▶ [Problem to solve]: Determine how many lines in these records hold "matplotlib". Only the number is wanted.

** START Supplied records **

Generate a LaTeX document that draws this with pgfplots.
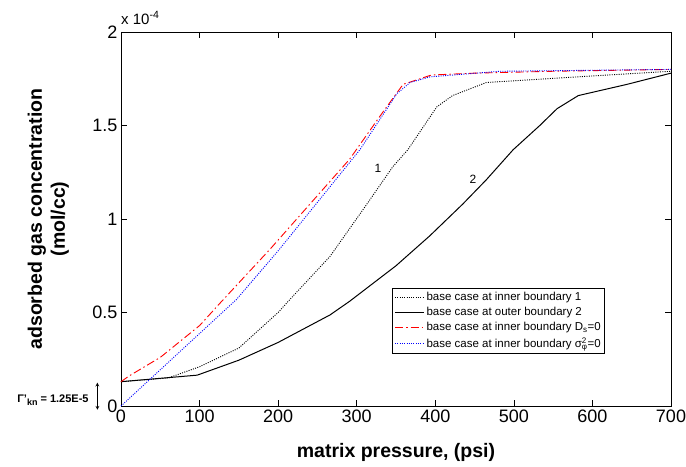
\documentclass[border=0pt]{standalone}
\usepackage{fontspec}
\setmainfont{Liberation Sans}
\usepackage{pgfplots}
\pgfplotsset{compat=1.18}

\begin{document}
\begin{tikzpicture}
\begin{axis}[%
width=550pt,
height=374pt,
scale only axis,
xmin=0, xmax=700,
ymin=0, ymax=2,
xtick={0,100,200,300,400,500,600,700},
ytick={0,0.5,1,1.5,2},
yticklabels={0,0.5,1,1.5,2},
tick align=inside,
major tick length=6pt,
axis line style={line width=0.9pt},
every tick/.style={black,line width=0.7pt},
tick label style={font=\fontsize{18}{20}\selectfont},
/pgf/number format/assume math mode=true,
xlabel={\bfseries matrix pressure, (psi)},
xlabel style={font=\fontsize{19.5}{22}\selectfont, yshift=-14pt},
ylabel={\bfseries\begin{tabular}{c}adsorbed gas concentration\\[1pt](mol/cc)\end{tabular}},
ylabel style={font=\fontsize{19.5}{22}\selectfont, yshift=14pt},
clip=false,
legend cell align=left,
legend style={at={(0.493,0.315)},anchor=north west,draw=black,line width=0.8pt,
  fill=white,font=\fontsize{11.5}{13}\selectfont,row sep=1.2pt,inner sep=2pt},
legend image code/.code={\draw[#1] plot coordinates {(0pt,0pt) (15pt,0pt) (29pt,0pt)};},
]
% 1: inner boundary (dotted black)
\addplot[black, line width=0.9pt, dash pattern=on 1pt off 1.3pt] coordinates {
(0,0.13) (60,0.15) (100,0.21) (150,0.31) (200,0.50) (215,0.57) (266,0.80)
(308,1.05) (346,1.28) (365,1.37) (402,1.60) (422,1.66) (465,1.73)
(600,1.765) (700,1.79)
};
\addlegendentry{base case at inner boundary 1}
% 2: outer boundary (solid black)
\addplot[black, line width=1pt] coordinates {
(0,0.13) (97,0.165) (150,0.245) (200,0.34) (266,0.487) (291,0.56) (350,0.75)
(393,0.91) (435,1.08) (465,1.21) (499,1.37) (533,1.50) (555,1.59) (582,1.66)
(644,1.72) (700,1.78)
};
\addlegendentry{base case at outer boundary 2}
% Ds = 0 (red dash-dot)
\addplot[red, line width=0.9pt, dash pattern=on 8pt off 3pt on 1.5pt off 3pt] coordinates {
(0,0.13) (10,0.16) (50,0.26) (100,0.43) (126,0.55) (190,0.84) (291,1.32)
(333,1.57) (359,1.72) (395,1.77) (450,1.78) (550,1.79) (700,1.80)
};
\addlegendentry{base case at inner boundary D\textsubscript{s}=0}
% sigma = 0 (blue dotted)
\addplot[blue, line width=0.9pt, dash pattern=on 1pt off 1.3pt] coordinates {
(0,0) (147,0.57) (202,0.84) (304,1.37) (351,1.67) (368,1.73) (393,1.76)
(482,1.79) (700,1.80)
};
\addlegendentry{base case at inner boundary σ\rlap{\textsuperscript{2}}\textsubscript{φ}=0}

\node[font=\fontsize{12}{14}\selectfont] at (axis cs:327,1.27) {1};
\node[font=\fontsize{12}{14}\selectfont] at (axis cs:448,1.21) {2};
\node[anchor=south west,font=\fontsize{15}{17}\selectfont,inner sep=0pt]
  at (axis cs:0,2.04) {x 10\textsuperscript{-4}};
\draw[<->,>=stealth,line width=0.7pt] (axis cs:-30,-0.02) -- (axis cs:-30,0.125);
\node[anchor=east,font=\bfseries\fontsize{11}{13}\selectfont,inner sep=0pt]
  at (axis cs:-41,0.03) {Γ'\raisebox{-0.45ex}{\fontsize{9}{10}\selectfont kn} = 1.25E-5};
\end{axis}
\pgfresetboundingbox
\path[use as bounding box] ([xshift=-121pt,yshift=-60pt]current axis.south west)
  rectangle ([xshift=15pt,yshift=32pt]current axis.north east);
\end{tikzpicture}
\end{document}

** END Supplied records **
** START Supplied records **

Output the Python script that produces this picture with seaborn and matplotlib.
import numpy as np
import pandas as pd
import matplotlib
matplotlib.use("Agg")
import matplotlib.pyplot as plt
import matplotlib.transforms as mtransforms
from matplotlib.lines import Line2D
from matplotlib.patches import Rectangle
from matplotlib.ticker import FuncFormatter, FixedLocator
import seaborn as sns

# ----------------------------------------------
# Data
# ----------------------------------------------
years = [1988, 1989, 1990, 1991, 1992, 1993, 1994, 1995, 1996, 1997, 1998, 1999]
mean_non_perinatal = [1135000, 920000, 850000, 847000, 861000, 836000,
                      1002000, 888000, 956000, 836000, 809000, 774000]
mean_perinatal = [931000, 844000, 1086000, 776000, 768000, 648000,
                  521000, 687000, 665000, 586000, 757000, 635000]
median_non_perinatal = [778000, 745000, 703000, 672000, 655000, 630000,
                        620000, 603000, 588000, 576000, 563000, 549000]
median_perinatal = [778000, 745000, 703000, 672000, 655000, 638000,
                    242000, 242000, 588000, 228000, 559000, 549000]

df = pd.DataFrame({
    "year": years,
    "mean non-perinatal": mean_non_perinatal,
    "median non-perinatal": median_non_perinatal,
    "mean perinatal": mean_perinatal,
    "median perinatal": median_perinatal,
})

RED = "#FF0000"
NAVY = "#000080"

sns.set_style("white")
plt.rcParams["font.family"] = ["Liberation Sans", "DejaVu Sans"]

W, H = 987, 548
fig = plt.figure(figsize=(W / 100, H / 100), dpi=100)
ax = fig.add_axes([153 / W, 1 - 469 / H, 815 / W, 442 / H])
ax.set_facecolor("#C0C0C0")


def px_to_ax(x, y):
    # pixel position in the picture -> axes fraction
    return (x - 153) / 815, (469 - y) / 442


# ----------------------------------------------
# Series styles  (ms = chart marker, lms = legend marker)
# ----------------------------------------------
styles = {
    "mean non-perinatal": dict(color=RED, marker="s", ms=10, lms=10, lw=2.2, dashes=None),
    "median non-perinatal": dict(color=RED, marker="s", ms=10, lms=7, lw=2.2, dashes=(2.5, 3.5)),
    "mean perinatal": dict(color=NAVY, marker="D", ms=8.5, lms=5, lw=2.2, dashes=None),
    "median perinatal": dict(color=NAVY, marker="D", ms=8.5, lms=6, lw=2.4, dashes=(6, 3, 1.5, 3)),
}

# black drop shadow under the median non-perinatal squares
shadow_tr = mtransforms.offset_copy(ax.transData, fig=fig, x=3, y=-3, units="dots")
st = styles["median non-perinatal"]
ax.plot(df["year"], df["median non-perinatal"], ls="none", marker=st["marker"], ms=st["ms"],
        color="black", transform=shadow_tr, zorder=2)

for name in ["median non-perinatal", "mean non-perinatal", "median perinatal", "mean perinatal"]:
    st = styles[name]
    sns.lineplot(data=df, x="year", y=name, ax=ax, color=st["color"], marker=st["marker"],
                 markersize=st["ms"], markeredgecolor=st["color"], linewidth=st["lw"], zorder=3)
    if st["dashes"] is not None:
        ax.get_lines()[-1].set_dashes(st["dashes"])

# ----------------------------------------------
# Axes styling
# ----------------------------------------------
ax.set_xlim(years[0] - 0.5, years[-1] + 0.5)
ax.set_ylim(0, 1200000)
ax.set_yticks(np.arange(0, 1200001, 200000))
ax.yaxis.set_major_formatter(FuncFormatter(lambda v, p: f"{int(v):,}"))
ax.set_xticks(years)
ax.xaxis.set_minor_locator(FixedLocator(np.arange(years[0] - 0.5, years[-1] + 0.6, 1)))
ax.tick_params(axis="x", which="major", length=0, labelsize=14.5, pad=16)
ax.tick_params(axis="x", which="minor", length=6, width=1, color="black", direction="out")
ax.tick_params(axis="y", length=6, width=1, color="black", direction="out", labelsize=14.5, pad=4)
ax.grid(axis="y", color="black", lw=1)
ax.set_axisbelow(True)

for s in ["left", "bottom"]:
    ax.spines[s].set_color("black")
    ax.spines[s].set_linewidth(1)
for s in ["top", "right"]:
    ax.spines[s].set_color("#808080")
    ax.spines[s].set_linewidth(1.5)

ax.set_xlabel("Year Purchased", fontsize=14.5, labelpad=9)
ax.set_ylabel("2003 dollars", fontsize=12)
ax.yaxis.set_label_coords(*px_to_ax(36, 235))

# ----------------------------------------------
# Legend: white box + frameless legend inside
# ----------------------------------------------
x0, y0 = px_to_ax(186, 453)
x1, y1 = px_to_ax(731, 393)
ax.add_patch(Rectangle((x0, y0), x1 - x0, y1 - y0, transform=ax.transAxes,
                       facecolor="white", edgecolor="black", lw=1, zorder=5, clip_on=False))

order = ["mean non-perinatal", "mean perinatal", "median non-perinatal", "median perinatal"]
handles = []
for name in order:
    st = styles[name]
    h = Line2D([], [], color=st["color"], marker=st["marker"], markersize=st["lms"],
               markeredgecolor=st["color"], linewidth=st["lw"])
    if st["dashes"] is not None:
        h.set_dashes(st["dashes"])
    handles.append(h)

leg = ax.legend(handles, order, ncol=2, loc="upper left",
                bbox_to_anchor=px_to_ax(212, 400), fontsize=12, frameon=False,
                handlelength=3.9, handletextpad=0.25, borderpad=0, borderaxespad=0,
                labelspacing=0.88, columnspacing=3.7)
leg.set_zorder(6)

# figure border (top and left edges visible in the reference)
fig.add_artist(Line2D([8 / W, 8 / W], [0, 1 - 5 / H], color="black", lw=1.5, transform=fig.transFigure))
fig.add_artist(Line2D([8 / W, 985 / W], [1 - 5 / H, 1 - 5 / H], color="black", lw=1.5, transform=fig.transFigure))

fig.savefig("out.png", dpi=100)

** END Supplied records **

▶ [Full solution]: 8